───── Available data

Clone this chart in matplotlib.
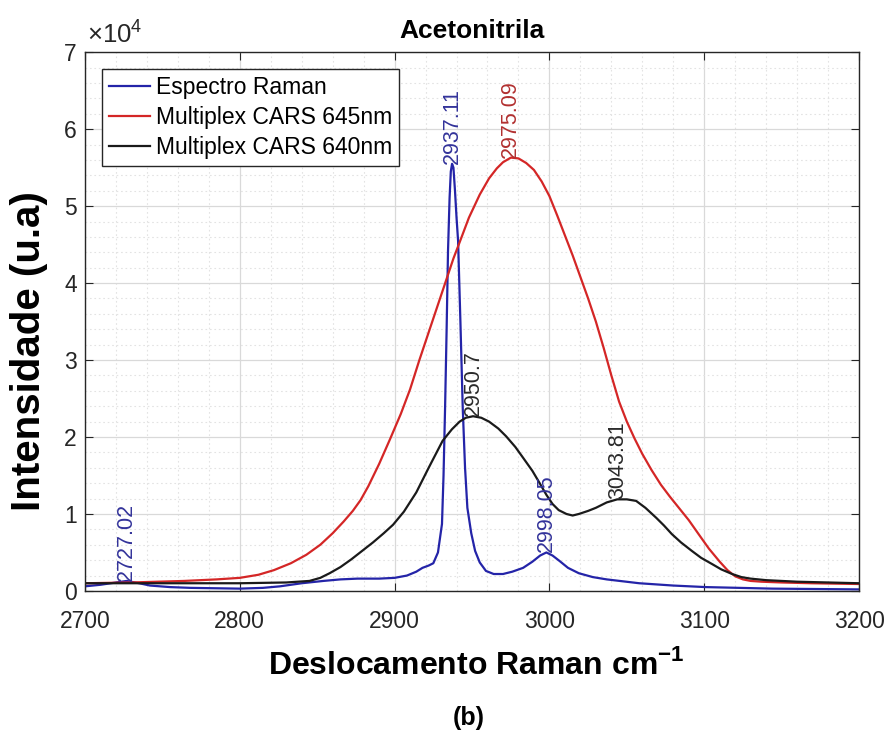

──────────
───── Available data

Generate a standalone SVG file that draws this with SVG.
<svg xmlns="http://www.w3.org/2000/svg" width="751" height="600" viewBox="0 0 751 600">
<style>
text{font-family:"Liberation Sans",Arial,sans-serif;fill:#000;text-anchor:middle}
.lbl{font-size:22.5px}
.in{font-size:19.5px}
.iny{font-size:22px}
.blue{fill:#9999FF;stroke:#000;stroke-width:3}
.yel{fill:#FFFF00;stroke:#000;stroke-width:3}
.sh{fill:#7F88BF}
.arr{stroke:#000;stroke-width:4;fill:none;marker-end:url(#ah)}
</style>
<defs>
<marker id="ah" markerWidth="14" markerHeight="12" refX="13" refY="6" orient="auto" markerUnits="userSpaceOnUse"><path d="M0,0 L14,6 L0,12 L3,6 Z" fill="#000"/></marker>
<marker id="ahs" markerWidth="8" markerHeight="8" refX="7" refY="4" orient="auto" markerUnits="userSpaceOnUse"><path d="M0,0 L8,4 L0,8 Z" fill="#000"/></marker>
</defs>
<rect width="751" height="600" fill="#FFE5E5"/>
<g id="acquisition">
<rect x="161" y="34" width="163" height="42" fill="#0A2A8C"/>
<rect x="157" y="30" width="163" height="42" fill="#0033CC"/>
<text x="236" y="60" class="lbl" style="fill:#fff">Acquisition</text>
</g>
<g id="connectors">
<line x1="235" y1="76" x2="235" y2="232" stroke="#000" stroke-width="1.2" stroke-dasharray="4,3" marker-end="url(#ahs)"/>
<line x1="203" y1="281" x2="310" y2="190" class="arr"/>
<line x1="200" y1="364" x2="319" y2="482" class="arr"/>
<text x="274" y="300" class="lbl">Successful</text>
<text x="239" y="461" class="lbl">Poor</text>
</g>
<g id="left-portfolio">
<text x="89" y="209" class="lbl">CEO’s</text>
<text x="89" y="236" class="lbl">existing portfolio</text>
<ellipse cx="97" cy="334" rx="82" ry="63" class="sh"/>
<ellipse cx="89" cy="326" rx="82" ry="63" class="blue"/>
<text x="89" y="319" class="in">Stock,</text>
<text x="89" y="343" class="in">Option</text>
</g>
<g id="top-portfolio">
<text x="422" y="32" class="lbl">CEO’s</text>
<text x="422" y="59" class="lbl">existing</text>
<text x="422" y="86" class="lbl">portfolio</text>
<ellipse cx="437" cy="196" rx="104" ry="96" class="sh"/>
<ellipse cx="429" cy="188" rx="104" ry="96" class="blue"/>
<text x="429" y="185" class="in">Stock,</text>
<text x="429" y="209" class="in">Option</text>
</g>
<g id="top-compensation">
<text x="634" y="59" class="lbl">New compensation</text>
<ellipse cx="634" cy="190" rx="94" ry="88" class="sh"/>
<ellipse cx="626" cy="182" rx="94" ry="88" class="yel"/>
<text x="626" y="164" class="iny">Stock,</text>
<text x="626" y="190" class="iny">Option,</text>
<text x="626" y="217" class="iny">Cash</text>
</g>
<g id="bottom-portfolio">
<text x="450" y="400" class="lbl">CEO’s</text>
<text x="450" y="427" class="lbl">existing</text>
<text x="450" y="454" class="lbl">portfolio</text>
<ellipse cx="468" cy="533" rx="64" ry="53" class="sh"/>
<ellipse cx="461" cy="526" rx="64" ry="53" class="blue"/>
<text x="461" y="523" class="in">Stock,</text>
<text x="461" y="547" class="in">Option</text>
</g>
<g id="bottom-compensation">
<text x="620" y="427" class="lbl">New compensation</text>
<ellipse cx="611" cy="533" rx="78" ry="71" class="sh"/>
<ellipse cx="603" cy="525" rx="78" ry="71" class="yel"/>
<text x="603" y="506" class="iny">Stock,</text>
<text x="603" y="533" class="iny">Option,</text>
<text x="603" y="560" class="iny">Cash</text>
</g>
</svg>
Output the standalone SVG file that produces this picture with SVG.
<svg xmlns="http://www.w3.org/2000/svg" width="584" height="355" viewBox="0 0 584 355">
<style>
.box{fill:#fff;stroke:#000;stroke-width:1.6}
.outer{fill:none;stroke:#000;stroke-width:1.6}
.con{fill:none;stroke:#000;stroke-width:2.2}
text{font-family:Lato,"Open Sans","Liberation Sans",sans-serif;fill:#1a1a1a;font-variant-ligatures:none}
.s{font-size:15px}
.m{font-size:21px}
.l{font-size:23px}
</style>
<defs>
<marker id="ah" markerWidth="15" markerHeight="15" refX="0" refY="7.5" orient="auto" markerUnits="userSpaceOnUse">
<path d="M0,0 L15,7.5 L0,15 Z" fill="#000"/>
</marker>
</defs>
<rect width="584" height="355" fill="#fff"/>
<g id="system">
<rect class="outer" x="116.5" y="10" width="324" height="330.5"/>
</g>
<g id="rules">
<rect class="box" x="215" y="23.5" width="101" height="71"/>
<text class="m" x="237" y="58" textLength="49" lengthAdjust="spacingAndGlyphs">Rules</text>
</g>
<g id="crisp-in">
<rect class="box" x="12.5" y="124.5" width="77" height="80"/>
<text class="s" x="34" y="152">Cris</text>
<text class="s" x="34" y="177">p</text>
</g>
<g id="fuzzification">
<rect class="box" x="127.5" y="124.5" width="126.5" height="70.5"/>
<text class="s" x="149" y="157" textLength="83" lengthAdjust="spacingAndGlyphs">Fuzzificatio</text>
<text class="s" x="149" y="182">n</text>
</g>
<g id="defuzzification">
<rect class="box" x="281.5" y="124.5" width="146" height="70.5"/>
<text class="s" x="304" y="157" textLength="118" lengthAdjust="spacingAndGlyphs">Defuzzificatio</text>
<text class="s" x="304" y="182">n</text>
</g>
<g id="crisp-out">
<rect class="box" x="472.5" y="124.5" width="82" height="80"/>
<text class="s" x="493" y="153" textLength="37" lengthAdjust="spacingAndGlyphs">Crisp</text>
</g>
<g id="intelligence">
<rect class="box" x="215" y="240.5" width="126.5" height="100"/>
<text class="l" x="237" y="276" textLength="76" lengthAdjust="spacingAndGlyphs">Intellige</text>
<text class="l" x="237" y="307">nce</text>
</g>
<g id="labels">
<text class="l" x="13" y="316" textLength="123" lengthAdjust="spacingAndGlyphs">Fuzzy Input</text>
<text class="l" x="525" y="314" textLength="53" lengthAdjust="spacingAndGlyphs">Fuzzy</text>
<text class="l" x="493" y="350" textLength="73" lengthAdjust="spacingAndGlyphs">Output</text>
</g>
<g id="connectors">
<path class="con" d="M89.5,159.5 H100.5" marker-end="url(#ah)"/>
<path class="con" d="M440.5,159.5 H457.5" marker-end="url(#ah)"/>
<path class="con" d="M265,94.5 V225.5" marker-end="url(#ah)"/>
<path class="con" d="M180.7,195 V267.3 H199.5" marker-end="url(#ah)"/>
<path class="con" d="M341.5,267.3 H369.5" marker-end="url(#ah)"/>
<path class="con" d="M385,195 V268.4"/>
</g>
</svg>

──────────
───── Available data

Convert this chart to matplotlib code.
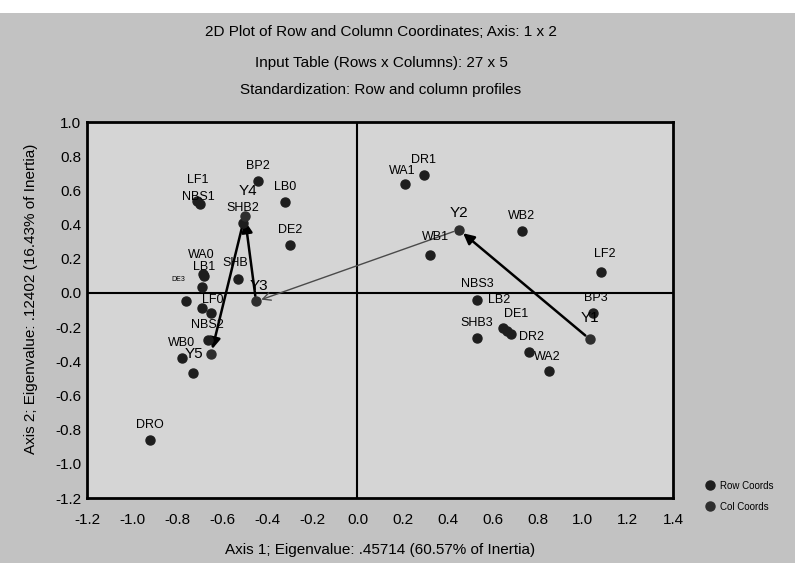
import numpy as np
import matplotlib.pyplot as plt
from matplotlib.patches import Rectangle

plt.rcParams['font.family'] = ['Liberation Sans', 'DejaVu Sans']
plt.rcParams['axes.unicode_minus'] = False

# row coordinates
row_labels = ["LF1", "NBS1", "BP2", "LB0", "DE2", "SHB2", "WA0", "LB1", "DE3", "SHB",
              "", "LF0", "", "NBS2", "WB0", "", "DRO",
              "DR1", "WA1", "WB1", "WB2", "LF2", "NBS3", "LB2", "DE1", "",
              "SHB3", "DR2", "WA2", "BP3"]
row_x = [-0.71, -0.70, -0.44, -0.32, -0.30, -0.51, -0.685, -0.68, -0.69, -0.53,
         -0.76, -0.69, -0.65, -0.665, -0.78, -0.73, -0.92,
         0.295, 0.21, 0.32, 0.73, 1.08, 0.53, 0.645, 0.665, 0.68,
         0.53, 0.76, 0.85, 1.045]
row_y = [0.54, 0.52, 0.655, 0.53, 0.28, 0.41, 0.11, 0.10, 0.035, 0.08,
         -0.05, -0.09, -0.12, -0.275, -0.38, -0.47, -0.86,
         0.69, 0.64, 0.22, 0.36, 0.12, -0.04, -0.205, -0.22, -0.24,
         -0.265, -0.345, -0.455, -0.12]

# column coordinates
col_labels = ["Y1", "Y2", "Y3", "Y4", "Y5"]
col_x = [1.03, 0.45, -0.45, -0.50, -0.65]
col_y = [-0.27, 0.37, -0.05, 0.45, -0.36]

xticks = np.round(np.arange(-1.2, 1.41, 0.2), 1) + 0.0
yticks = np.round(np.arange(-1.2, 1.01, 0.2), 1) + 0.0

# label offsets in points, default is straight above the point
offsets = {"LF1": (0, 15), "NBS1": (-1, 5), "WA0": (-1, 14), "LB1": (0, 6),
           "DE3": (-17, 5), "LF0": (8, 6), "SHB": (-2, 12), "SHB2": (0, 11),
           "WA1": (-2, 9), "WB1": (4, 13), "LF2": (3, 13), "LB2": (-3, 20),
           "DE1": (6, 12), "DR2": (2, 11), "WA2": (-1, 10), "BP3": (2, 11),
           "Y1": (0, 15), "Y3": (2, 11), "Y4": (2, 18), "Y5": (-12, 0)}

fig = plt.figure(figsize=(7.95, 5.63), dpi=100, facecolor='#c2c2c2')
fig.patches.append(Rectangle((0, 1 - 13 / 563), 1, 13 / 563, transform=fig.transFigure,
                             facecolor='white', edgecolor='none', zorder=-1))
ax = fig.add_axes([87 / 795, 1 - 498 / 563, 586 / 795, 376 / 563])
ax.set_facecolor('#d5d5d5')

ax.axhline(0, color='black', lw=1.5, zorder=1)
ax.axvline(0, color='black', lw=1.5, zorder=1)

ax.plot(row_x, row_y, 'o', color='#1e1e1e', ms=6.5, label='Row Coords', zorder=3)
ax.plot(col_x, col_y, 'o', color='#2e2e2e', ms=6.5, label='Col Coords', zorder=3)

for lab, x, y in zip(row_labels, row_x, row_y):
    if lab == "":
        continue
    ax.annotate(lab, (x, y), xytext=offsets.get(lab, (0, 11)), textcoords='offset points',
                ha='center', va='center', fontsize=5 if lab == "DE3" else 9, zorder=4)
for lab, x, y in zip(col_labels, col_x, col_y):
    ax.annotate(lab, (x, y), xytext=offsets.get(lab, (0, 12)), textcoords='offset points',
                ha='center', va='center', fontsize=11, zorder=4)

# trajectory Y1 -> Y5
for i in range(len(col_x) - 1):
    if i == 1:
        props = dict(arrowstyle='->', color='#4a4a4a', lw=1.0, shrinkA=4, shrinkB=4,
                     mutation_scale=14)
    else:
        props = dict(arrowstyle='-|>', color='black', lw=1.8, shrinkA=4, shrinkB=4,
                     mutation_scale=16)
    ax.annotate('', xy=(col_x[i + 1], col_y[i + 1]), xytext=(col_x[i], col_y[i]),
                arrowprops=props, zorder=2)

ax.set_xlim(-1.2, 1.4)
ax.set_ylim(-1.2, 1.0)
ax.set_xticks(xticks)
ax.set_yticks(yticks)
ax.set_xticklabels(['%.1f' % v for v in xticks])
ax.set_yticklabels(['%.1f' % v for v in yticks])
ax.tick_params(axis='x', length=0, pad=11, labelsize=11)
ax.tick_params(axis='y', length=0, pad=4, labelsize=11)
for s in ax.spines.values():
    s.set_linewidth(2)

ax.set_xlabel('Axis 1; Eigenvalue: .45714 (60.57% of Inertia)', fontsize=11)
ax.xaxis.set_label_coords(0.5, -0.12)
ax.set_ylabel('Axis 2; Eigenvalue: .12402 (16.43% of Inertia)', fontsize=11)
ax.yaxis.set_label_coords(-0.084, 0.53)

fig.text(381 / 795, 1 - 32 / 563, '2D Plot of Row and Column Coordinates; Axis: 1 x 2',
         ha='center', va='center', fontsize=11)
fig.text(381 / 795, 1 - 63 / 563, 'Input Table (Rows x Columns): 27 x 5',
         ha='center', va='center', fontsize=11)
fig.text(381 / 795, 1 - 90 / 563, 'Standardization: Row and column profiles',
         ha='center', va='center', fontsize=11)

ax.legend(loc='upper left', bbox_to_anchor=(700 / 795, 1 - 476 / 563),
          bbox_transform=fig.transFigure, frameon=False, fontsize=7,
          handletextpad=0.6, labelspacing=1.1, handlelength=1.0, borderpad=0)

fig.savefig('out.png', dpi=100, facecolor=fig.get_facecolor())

──────────

■ Given problem
Make an exact copy of the lines from the one with "Convert this chart to matplotlib code." through the one with "plt.rcParams['axes.unicode_minus'] = False", both ends in, and nothing else. Drop every picture.

■ Answer below
Convert this chart to matplotlib code.
import numpy as np
import matplotlib.pyplot as plt
from matplotlib.patches import Rectangle

plt.rcParams['font.family'] = ['Liberation Sans', 'DejaVu Sans']
plt.rcParams['axes.unicode_minus'] = False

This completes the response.